**DIRECTION:**
Reproduce exactly the lines starting at the line that contains "Rebuild this chart" and ending at the line that contains "1.2, 1.1, 1.0]". Omit pictures.

**Stored data entries:**
○ ○ ○ ○ ○ ○ ○
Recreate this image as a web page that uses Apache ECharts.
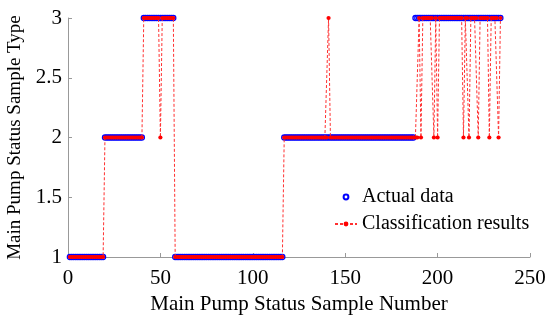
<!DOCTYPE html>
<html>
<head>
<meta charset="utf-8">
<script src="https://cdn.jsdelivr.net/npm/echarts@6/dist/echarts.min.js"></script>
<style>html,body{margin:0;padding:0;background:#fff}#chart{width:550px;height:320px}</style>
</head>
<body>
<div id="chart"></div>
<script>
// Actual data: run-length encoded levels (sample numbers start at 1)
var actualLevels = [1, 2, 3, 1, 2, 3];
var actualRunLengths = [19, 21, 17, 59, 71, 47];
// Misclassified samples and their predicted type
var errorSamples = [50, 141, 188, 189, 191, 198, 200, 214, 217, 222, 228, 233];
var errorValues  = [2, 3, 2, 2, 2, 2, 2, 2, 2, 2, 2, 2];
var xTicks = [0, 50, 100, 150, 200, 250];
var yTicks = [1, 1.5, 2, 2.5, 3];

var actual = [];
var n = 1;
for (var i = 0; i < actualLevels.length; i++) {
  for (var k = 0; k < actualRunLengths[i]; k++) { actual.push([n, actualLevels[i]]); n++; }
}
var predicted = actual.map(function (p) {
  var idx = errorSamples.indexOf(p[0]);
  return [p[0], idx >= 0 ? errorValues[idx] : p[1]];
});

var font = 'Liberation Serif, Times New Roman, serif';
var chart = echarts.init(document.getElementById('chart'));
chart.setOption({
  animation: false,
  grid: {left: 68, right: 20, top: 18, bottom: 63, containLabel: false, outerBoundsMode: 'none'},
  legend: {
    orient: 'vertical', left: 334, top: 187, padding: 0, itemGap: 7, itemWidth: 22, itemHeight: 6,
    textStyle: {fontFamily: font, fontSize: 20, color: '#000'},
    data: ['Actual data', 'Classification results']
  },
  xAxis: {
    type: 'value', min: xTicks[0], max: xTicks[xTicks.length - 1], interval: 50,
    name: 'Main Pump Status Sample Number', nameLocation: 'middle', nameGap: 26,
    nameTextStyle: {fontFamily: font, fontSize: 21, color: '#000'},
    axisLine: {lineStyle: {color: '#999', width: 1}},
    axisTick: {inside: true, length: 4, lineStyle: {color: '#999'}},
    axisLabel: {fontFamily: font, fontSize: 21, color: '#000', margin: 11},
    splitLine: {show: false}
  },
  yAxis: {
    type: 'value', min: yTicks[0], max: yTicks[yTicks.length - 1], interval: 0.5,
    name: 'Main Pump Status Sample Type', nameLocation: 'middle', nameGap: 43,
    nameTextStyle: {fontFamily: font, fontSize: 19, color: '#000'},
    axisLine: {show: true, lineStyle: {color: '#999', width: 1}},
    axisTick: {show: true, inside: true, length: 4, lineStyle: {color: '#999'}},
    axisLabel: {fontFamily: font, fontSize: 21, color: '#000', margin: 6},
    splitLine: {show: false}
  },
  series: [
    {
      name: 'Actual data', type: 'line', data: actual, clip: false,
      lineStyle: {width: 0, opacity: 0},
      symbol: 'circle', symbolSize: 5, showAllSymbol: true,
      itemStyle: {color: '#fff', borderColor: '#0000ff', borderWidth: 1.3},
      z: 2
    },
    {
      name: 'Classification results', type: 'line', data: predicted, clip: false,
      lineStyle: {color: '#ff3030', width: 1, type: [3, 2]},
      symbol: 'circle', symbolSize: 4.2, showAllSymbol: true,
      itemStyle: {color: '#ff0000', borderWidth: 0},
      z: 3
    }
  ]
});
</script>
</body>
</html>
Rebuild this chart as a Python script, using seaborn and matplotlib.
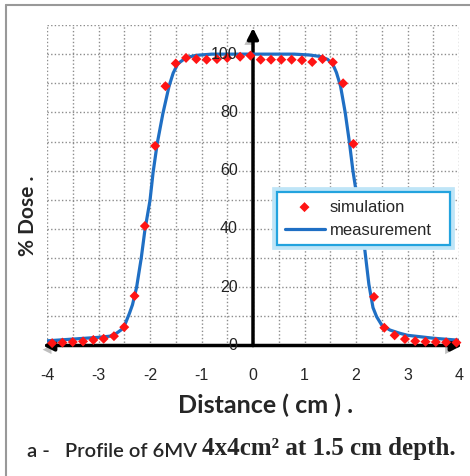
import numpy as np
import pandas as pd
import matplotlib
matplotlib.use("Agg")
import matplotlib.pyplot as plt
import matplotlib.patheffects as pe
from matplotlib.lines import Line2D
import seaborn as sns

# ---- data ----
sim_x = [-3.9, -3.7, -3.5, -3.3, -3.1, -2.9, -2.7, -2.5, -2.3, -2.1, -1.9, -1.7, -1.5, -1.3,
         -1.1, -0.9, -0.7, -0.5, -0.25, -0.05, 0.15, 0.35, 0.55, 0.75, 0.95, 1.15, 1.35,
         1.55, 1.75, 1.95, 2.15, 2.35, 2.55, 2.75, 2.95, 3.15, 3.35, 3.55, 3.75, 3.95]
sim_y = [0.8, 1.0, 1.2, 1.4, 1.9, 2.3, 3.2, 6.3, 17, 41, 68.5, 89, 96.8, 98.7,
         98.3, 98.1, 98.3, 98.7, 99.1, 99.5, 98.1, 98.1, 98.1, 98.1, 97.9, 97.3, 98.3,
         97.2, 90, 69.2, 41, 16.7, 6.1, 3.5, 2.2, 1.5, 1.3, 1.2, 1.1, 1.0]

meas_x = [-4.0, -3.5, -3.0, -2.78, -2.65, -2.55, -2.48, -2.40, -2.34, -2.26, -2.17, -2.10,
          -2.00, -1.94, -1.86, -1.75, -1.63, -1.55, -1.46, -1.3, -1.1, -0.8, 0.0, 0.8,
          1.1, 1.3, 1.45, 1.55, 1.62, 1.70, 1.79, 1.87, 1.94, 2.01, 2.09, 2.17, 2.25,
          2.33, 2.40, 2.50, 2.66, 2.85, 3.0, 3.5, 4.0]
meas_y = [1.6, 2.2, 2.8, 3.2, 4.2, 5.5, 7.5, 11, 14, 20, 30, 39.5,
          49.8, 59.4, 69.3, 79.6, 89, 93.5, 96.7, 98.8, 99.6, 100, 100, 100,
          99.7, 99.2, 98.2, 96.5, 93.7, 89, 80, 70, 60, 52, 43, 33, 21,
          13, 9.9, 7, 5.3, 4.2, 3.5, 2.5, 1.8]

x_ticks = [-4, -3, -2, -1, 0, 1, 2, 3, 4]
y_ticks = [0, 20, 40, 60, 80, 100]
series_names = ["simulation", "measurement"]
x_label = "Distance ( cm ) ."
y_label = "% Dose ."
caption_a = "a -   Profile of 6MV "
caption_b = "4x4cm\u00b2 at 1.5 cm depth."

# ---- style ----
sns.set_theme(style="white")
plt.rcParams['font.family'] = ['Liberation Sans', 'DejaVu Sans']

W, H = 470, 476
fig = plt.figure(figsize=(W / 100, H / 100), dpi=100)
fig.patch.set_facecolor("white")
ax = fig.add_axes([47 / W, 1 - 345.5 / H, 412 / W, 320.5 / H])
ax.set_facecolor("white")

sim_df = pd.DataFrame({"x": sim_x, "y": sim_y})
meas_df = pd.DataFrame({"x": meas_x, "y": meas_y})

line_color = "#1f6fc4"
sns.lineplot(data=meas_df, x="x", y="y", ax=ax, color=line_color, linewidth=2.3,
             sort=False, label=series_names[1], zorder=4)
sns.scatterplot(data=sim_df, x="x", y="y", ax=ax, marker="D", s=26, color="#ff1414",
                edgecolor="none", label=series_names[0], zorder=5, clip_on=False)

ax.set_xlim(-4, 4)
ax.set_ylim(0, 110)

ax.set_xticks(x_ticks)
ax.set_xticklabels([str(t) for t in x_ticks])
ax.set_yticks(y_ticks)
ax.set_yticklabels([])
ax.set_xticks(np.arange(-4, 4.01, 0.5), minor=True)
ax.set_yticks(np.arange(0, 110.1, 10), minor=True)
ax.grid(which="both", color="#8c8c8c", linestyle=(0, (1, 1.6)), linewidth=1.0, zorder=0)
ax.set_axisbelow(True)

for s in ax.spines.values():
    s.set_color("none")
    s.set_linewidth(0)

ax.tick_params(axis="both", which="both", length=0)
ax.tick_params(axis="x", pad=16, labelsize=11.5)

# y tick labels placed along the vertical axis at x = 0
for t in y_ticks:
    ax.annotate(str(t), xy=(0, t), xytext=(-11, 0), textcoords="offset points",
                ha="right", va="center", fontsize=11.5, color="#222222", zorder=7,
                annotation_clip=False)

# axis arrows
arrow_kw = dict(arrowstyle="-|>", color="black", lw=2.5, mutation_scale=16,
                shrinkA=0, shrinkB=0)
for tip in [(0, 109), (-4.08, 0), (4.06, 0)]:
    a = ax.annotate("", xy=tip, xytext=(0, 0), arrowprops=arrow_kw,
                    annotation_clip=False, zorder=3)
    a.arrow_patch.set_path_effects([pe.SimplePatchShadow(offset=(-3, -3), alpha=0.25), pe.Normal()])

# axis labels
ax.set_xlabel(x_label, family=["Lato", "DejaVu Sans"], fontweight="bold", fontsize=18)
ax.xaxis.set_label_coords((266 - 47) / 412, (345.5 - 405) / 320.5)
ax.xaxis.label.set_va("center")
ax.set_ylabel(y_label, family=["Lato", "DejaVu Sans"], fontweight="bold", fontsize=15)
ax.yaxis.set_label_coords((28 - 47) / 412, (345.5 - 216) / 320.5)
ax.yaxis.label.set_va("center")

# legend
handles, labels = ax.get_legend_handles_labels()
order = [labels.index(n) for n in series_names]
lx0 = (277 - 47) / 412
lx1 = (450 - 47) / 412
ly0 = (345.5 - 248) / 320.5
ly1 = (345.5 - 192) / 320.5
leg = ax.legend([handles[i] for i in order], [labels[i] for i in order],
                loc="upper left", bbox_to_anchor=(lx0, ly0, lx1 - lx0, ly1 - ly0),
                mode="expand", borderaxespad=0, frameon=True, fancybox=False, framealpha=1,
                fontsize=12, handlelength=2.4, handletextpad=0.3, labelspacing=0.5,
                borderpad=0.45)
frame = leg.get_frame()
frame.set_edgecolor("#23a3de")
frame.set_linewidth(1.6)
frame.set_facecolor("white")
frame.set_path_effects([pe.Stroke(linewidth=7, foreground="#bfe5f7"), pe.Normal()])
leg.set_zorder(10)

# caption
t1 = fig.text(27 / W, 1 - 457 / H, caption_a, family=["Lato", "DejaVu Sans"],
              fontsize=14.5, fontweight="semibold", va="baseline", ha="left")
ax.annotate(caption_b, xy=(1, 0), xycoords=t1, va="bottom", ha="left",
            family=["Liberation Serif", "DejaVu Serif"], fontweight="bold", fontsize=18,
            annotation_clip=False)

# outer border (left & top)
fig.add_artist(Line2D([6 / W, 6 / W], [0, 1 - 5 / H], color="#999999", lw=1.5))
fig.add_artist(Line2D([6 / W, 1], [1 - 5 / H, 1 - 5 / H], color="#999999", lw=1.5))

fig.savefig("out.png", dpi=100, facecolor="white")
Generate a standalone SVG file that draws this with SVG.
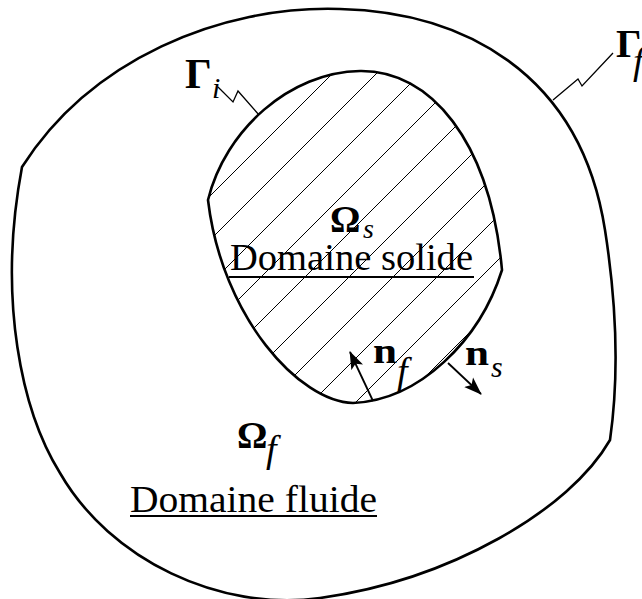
○ ○ ○ ○ ○ ○ ○
**RESPONSE:**
Rebuild this chart as a Python script, using seaborn and matplotlib.
import numpy as np
import pandas as pd
import matplotlib
matplotlib.use("Agg")
import matplotlib.pyplot as plt
import matplotlib.patheffects as pe
from matplotlib.lines import Line2D
import seaborn as sns

# ---- data ----
sim_x = [-3.9, -3.7, -3.5, -3.3, -3.1, -2.9, -2.7, -2.5, -2.3, -2.1, -1.9, -1.7, -1.5, -1.3,
         -1.1, -0.9, -0.7, -0.5, -0.25, -0.05, 0.15, 0.35, 0.55, 0.75, 0.95, 1.15, 1.35,
         1.55, 1.75, 1.95, 2.15, 2.35, 2.55, 2.75, 2.95, 3.15, 3.35, 3.55, 3.75, 3.95]
sim_y = [0.8, 1.0, 1.2, 1.4, 1.9, 2.3, 3.2, 6.3, 17, 41, 68.5, 89, 96.8, 98.7,
         98.3, 98.1, 98.3, 98.7, 99.1, 99.5, 98.1, 98.1, 98.1, 98.1, 97.9, 97.3, 98.3,
         97.2, 90, 69.2, 41, 16.7, 6.1, 3.5, 2.2, 1.5, 1.3, 1.2, 1.1, 1.0]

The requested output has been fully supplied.